* Exercise goal
Return all the data, word for word.

* Raw data

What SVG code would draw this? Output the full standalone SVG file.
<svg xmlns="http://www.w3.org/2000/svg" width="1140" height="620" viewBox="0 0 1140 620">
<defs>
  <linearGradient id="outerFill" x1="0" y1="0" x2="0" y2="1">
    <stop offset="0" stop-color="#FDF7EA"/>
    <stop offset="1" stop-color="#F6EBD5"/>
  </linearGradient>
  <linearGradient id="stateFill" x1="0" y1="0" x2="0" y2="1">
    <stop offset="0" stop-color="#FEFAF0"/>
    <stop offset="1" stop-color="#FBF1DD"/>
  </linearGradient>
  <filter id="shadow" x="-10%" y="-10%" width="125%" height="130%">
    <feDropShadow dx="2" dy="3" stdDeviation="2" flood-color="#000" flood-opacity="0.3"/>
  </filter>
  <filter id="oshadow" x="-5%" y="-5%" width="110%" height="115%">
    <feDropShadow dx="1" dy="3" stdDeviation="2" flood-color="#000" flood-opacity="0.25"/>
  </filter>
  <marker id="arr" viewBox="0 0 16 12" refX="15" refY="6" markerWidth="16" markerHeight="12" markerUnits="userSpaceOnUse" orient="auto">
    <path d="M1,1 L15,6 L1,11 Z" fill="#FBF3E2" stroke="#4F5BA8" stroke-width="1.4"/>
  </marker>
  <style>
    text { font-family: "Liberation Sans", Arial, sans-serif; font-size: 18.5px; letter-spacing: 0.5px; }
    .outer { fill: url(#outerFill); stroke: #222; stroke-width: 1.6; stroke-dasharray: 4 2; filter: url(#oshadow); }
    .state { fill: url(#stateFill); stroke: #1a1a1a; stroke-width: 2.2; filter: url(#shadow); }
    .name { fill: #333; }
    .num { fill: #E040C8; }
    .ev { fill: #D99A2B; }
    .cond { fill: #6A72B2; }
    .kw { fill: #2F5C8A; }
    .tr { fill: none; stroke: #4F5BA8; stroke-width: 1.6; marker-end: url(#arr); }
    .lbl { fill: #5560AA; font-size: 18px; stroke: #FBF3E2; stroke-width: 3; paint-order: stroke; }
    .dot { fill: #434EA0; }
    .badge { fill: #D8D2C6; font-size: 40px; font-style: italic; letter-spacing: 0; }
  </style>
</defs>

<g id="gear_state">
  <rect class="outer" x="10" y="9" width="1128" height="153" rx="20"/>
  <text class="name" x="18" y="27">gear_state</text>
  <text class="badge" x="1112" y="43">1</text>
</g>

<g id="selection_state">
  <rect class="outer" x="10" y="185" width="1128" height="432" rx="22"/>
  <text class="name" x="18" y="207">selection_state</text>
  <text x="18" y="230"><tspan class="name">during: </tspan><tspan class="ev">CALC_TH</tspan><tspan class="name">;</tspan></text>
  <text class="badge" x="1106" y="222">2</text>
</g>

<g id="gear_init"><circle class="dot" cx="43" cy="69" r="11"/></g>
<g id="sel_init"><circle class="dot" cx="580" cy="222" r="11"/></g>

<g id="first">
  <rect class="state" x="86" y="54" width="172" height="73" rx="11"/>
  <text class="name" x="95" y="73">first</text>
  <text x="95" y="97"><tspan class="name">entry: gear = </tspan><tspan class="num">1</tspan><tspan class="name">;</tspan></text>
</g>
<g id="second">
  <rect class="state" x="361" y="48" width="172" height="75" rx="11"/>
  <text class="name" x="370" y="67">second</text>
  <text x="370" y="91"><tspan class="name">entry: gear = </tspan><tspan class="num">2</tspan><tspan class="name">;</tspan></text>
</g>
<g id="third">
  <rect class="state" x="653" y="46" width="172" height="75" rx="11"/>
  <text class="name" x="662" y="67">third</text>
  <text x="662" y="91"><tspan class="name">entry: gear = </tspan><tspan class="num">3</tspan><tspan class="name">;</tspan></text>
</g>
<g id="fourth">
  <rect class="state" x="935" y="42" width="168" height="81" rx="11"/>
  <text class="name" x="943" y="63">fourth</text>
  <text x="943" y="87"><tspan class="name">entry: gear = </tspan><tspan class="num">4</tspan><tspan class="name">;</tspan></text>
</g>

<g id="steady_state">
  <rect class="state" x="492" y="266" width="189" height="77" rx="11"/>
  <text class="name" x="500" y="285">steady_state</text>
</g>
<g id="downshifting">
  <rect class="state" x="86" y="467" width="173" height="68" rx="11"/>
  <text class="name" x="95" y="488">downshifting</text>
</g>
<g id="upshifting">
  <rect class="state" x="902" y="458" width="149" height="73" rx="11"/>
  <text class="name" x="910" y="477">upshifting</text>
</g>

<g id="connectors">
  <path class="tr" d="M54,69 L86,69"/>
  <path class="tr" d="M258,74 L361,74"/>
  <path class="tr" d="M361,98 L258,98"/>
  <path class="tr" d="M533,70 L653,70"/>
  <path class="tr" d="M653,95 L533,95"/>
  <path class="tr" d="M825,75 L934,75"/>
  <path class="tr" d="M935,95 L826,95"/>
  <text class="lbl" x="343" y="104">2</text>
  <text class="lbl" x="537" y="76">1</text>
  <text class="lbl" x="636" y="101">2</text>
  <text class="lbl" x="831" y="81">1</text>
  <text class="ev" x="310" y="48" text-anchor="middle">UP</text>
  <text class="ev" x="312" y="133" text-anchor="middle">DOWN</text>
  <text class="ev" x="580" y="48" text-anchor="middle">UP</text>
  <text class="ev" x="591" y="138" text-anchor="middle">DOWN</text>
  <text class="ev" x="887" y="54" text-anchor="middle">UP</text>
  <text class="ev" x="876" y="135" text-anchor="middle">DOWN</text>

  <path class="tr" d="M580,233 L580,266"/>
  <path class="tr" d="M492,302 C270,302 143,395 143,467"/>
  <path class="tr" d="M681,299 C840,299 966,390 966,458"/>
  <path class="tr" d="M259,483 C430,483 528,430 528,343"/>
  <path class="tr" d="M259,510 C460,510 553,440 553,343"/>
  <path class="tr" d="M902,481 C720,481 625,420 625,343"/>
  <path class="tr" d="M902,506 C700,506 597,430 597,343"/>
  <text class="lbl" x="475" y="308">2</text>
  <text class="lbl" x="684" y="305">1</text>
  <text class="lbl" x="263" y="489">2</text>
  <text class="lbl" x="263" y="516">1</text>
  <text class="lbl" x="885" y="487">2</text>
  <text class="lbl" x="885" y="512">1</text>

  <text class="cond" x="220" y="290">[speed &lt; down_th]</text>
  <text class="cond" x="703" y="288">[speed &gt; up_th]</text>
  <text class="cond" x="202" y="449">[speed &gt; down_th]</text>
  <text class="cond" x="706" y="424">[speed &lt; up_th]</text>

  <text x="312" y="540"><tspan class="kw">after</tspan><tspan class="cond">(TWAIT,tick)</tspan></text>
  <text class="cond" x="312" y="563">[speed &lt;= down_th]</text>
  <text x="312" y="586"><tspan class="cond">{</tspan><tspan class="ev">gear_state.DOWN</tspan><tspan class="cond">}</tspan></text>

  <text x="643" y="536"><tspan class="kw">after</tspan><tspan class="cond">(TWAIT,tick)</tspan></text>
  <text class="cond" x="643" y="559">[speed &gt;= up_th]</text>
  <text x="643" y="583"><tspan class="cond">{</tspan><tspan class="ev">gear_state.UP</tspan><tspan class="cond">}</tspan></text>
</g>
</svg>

* Answer below
What SVG code would draw this? Output the full standalone SVG file.
<svg xmlns="http://www.w3.org/2000/svg" width="1140" height="620" viewBox="0 0 1140 620">
<defs>
  <linearGradient id="outerFill" x1="0" y1="0" x2="0" y2="1">
    <stop offset="0" stop-color="#FDF7EA"/>
    <stop offset="1" stop-color="#F6EBD5"/>
  </linearGradient>
  <linearGradient id="stateFill" x1="0" y1="0" x2="0" y2="1">
    <stop offset="0" stop-color="#FEFAF0"/>
    <stop offset="1" stop-color="#FBF1DD"/>
  </linearGradient>
  <filter id="shadow" x="-10%" y="-10%" width="125%" height="130%">
    <feDropShadow dx="2" dy="3" stdDeviation="2" flood-color="#000" flood-opacity="0.3"/>
  </filter>
  <filter id="oshadow" x="-5%" y="-5%" width="110%" height="115%">
    <feDropShadow dx="1" dy="3" stdDeviation="2" flood-color="#000" flood-opacity="0.25"/>
  </filter>
  <marker id="arr" viewBox="0 0 16 12" refX="15" refY="6" markerWidth="16" markerHeight="12" markerUnits="userSpaceOnUse" orient="auto">
    <path d="M1,1 L15,6 L1,11 Z" fill="#FBF3E2" stroke="#4F5BA8" stroke-width="1.4"/>
  </marker>
  <style>
    text { font-family: "Liberation Sans", Arial, sans-serif; font-size: 18.5px; letter-spacing: 0.5px; }
    .outer { fill: url(#outerFill); stroke: #222; stroke-width: 1.6; stroke-dasharray: 4 2; filter: url(#oshadow); }
    .state { fill: url(#stateFill); stroke: #1a1a1a; stroke-width: 2.2; filter: url(#shadow); }
    .name { fill: #333; }
    .num { fill: #E040C8; }
    .ev { fill: #D99A2B; }
    .cond { fill: #6A72B2; }
    .kw { fill: #2F5C8A; }
    .tr { fill: none; stroke: #4F5BA8; stroke-width: 1.6; marker-end: url(#arr); }
    .lbl { fill: #5560AA; font-size: 18px; stroke: #FBF3E2; stroke-width: 3; paint-order: stroke; }
    .dot { fill: #434EA0; }
    .badge { fill: #D8D2C6; font-size: 40px; font-style: italic; letter-spacing: 0; }
  </style>
</defs>

<g id="gear_state">
  <rect class="outer" x="10" y="9" width="1128" height="153" rx="20"/>
  <text class="name" x="18" y="27">gear_state</text>
  <text class="badge" x="1112" y="43">1</text>
</g>

<g id="selection_state">
  <rect class="outer" x="10" y="185" width="1128" height="432" rx="22"/>
  <text class="name" x="18" y="207">selection_state</text>
  <text x="18" y="230"><tspan class="name">during: </tspan><tspan class="ev">CALC_TH</tspan><tspan class="name">;</tspan></text>
  <text class="badge" x="1106" y="222">2</text>
</g>

<g id="gear_init"><circle class="dot" cx="43" cy="69" r="11"/></g>
<g id="sel_init"><circle class="dot" cx="580" cy="222" r="11"/></g>

<g id="first">
  <rect class="state" x="86" y="54" width="172" height="73" rx="11"/>
  <text class="name" x="95" y="73">first</text>
  <text x="95" y="97"><tspan class="name">entry: gear = </tspan><tspan class="num">1</tspan><tspan class="name">;</tspan></text>
</g>
<g id="second">
  <rect class="state" x="361" y="48" width="172" height="75" rx="11"/>
  <text class="name" x="370" y="67">second</text>
  <text x="370" y="91"><tspan class="name">entry: gear = </tspan><tspan class="num">2</tspan><tspan class="name">;</tspan></text>
</g>
<g id="third">
  <rect class="state" x="653" y="46" width="172" height="75" rx="11"/>
  <text class="name" x="662" y="67">third</text>
  <text x="662" y="91"><tspan class="name">entry: gear = </tspan><tspan class="num">3</tspan><tspan class="name">;</tspan></text>
</g>
<g id="fourth">
  <rect class="state" x="935" y="42" width="168" height="81" rx="11"/>
  <text class="name" x="943" y="63">fourth</text>
  <text x="943" y="87"><tspan class="name">entry: gear = </tspan><tspan class="num">4</tspan><tspan class="name">;</tspan></text>
</g>

<g id="steady_state">
  <rect class="state" x="492" y="266" width="189" height="77" rx="11"/>
  <text class="name" x="500" y="285">steady_state</text>
</g>
<g id="downshifting">
  <rect class="state" x="86" y="467" width="173" height="68" rx="11"/>
  <text class="name" x="95" y="488">downshifting</text>
</g>
<g id="upshifting">
  <rect class="state" x="902" y="458" width="149" height="73" rx="11"/>
  <text class="name" x="910" y="477">upshifting</text>
</g>

<g id="connectors">
  <path class="tr" d="M54,69 L86,69"/>
  <path class="tr" d="M258,74 L361,74"/>
  <path class="tr" d="M361,98 L258,98"/>
  <path class="tr" d="M533,70 L653,70"/>
  <path class="tr" d="M653,95 L533,95"/>
  <path class="tr" d="M825,75 L934,75"/>
  <path class="tr" d="M935,95 L826,95"/>
  <text class="lbl" x="343" y="104">2</text>
  <text class="lbl" x="537" y="76">1</text>
  <text class="lbl" x="636" y="101">2</text>
  <text class="lbl" x="831" y="81">1</text>
  <text class="ev" x="310" y="48" text-anchor="middle">UP</text>
  <text class="ev" x="312" y="133" text-anchor="middle">DOWN</text>
  <text class="ev" x="580" y="48" text-anchor="middle">UP</text>
  <text class="ev" x="591" y="138" text-anchor="middle">DOWN</text>
  <text class="ev" x="887" y="54" text-anchor="middle">UP</text>
  <text class="ev" x="876" y="135" text-anchor="middle">DOWN</text>

  <path class="tr" d="M580,233 L580,266"/>
  <path class="tr" d="M492,302 C270,302 143,395 143,467"/>
  <path class="tr" d="M681,299 C840,299 966,390 966,458"/>
  <path class="tr" d="M259,483 C430,483 528,430 528,343"/>
  <path class="tr" d="M259,510 C460,510 553,440 553,343"/>
  <path class="tr" d="M902,481 C720,481 625,420 625,343"/>
  <path class="tr" d="M902,506 C700,506 597,430 597,343"/>
  <text class="lbl" x="475" y="308">2</text>
  <text class="lbl" x="684" y="305">1</text>
  <text class="lbl" x="263" y="489">2</text>
  <text class="lbl" x="263" y="516">1</text>
  <text class="lbl" x="885" y="487">2</text>
  <text class="lbl" x="885" y="512">1</text>

  <text class="cond" x="220" y="290">[speed &lt; down_th]</text>
  <text class="cond" x="703" y="288">[speed &gt; up_th]</text>
  <text class="cond" x="202" y="449">[speed &gt; down_th]</text>
  <text class="cond" x="706" y="424">[speed &lt; up_th]</text>

  <text x="312" y="540"><tspan class="kw">after</tspan><tspan class="cond">(TWAIT,tick)</tspan></text>
  <text class="cond" x="312" y="563">[speed &lt;= down_th]</text>
  <text x="312" y="586"><tspan class="cond">{</tspan><tspan class="ev">gear_state.DOWN</tspan><tspan class="cond">}</tspan></text>

  <text x="643" y="536"><tspan class="kw">after</tspan><tspan class="cond">(TWAIT,tick)</tspan></text>
  <text class="cond" x="643" y="559">[speed &gt;= up_th]</text>
  <text x="643" y="583"><tspan class="cond">{</tspan><tspan class="ev">gear_state.UP</tspan><tspan class="cond">}</tspan></text>
</g>
</svg>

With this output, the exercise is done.